Living with graves: Loved ones buried inside houses

M. Jahirul Islam Jewel with Andrew Eagle

About 350 years ago some 20 families from Barguna district were made landless by various calamities. They resettled in Jalepara, in Amua union in Jhalakathi's Kathalia upazila, on an uninhabited quarter-square-kilometre island between the Bishkhali and Amua rivers. Jalepara's population has since grown to include around 300 families and while the land yet manages to tightly accommodate the living there's simply no ground for the dead.

"I buried my father under the bed where we sleep," says local Saleha Begum.

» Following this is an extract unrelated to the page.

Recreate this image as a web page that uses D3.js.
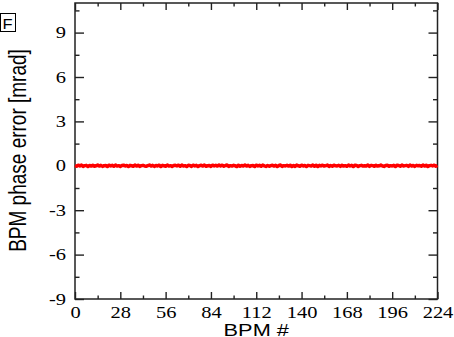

"We've been living on graves or with graves for a long time because there is no graveyard," says Khotojan Begum, an elderly woman.

All the local families have deceased relatives buried either inside or right beside their houses. "My mother is buried next to our bedroom," says neighbour Md. Abul Hossen Sarker. "My father is buried in our kitchen, which is a great tragedy since my wife has to cook there every day and she has to sit on the grave to do so."

In total Sarker's house includes four graves, including one under the toilet. In the past the situation was so dire, he explains, that at times corpses were given to the river. "But we really can't do that," he says, "It's not right."

According to Amua union chairman Akter Hossen Nijam, the problem stems from geography. "Their household land is surrounded by rivers," he says, "and with ten times as many people to house as there once were, there's no land for the deceased."

Poverty also creates the problem, says Sarker, as most Jalepara families rely on river fishing to sustain them and it's not a livelihood that leaves much profit for additional land purchase.

Yet, according to one local fisherman, the community did go as far as depositing money to buy cemetery land. "But the land owners won't sell to us because they think it's not prestigious to sell the land to us," he says.

The community has raised their concerns about lack of a cemetery to local and upazila authorities on many occasions, locals say, without any result.

Amua's chairman Nijam says meanwhile, that the situation troubles him too, and that he has contacted higher authorities to ask for an allotment of public land. He says he's yet to receive a response.

"I am informed of the problem," says Jhalakathi's deputy commissioner Mizanul Haque Choudhury, "I hope to allot a piece of land for a graveyard as soon as possible. Two plots have been selected, one of which will be their graveyard once official procedures are complete." It's quite upsetting, he adds, to think that some in the community don't have any land on which to bury their dead.